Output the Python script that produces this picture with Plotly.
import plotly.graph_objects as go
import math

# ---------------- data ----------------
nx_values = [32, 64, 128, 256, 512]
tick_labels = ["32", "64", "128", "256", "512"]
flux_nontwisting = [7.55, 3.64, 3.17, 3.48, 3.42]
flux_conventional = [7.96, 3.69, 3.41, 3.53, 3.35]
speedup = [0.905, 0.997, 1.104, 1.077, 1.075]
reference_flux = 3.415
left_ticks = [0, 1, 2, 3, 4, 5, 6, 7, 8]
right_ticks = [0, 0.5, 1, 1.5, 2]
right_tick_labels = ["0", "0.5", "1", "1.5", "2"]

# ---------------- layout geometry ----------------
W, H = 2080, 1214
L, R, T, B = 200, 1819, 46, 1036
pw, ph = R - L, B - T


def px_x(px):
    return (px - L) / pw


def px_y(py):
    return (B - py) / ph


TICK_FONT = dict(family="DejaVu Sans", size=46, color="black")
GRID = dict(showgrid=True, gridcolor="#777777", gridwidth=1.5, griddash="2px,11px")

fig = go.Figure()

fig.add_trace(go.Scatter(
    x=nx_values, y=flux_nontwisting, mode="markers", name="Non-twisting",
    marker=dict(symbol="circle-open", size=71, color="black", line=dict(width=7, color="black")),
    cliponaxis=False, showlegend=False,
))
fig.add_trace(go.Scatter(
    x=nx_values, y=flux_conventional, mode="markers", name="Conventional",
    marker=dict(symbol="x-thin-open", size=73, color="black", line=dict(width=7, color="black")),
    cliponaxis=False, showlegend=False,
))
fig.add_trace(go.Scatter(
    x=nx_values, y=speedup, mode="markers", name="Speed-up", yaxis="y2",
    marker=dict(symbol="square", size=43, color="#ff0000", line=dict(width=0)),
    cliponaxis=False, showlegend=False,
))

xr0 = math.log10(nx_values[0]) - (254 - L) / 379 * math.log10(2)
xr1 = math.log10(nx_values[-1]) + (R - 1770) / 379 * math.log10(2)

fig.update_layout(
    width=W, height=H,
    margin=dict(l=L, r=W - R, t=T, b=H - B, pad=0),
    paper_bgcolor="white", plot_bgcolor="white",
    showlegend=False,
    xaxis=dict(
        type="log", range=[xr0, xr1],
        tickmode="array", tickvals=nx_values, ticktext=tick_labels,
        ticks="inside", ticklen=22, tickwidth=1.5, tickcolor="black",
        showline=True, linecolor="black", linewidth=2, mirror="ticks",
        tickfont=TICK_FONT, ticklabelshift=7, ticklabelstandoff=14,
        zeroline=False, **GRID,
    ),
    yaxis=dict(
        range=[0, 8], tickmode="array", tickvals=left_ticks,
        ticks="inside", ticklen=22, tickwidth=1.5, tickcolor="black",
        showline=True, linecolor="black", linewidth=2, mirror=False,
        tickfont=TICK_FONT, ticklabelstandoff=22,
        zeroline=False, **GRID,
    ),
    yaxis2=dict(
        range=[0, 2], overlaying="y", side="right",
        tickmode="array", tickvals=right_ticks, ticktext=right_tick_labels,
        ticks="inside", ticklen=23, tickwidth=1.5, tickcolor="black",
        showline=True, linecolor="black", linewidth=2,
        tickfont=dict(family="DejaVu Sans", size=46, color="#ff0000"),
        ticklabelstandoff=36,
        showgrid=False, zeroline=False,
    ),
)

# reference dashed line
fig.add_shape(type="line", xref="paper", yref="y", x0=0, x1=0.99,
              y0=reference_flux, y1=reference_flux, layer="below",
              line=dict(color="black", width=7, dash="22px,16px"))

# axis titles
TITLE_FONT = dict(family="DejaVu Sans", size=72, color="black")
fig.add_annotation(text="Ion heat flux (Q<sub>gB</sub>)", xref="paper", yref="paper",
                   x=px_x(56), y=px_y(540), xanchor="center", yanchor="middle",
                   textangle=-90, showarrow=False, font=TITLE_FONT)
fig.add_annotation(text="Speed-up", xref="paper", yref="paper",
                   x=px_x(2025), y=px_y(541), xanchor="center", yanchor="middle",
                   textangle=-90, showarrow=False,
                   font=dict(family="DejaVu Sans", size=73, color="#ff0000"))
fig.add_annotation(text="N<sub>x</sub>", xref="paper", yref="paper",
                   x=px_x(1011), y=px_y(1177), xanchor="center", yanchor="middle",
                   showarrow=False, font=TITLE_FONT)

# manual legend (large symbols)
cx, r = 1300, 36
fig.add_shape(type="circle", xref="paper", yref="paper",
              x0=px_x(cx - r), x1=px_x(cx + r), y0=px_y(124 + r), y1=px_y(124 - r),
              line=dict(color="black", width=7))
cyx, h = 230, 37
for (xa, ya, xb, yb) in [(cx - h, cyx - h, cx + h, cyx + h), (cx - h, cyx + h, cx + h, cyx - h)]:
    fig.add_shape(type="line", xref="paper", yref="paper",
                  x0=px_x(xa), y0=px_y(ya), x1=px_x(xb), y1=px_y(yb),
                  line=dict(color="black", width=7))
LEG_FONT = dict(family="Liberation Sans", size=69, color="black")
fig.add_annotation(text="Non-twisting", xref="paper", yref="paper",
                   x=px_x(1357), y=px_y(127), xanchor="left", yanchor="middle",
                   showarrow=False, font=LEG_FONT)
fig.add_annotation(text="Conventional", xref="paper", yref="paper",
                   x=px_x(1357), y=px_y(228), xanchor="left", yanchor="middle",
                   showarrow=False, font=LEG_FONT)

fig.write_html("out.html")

★ ★ ★ ★ ★

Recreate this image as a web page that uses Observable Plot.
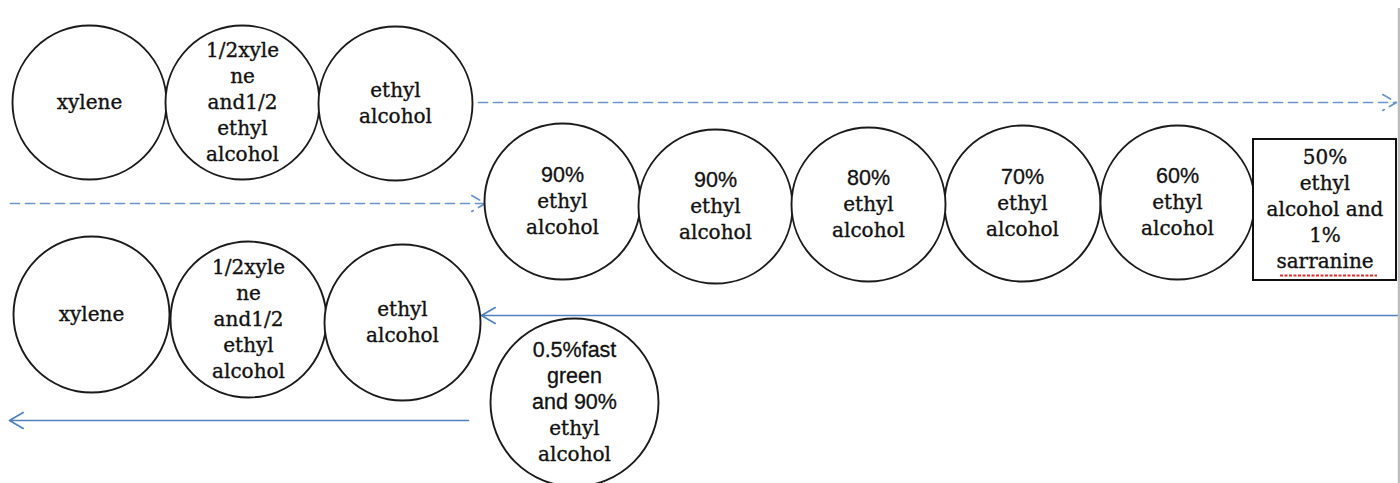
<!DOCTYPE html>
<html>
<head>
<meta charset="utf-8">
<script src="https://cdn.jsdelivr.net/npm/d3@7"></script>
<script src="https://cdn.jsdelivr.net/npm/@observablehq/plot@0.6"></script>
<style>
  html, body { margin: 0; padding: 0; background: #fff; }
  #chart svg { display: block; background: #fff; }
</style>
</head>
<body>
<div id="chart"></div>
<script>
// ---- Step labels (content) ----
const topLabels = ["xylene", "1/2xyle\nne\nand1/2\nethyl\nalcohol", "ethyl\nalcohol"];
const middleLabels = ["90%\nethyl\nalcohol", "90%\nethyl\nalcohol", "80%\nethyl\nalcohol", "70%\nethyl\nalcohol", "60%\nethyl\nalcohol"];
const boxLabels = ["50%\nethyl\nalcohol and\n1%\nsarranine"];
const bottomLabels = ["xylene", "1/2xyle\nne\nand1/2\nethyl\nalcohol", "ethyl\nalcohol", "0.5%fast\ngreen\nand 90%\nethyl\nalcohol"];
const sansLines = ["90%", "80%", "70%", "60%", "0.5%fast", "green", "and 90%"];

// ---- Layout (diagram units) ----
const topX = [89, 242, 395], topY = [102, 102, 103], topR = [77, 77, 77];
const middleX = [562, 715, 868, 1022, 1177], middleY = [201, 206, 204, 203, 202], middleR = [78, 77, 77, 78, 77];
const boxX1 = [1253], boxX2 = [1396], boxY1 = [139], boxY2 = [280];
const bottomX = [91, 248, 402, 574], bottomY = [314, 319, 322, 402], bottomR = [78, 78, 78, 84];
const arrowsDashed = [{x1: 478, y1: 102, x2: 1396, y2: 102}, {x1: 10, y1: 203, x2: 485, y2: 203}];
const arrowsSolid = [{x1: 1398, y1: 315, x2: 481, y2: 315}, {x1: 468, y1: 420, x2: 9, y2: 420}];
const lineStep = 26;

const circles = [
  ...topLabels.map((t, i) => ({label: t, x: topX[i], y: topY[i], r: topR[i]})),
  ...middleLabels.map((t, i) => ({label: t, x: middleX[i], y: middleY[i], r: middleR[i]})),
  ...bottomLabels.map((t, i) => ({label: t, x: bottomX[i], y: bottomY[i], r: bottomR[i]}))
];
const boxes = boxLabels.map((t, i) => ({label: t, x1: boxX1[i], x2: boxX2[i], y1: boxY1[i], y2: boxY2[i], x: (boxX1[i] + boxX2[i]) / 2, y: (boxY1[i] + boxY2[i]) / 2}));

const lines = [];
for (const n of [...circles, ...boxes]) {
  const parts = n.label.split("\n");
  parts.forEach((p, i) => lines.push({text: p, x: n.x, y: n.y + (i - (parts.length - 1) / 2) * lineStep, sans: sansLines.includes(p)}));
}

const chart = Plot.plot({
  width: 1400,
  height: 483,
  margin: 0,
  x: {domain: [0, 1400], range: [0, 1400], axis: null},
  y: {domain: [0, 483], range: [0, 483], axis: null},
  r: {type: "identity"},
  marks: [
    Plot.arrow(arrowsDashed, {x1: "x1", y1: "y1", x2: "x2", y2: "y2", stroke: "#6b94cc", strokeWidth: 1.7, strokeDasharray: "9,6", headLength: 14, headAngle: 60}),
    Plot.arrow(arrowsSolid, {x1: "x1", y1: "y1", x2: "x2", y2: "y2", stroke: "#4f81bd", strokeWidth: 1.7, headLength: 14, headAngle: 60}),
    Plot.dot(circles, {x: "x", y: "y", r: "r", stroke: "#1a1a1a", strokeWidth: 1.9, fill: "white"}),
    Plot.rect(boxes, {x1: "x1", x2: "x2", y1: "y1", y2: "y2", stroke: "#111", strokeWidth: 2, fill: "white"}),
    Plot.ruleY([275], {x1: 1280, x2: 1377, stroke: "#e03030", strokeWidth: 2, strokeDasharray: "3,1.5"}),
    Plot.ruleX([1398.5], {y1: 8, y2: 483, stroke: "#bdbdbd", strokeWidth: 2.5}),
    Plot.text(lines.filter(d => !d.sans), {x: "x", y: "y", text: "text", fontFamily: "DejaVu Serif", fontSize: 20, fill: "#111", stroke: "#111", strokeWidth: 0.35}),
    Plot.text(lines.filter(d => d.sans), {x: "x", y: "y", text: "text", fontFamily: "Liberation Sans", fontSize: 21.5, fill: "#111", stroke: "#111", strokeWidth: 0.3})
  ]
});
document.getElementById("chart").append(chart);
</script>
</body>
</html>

★ ★ ★ ★ ★

In the material above, locate the line containing "Output the Python" and the line containing "return (B - py) / ph". Transcribe exactly those two lines and every line between them, and nothing more.

IN RESPONSE |
Output the Python script that produces this picture with Plotly.
import plotly.graph_objects as go
import math

# ---------------- data ----------------
nx_values = [32, 64, 128, 256, 512]
tick_labels = ["32", "64", "128", "256", "512"]
flux_nontwisting = [7.55, 3.64, 3.17, 3.48, 3.42]
flux_conventional = [7.96, 3.69, 3.41, 3.53, 3.35]
speedup = [0.905, 0.997, 1.104, 1.077, 1.075]
reference_flux = 3.415
left_ticks = [0, 1, 2, 3, 4, 5, 6, 7, 8]
right_ticks = [0, 0.5, 1, 1.5, 2]
right_tick_labels = ["0", "0.5", "1", "1.5", "2"]

# ---------------- layout geometry ----------------
W, H = 2080, 1214
L, R, T, B = 200, 1819, 46, 1036
pw, ph = R - L, B - T


def px_x(px):
    return (px - L) / pw


def px_y(py):
    return (B - py) / ph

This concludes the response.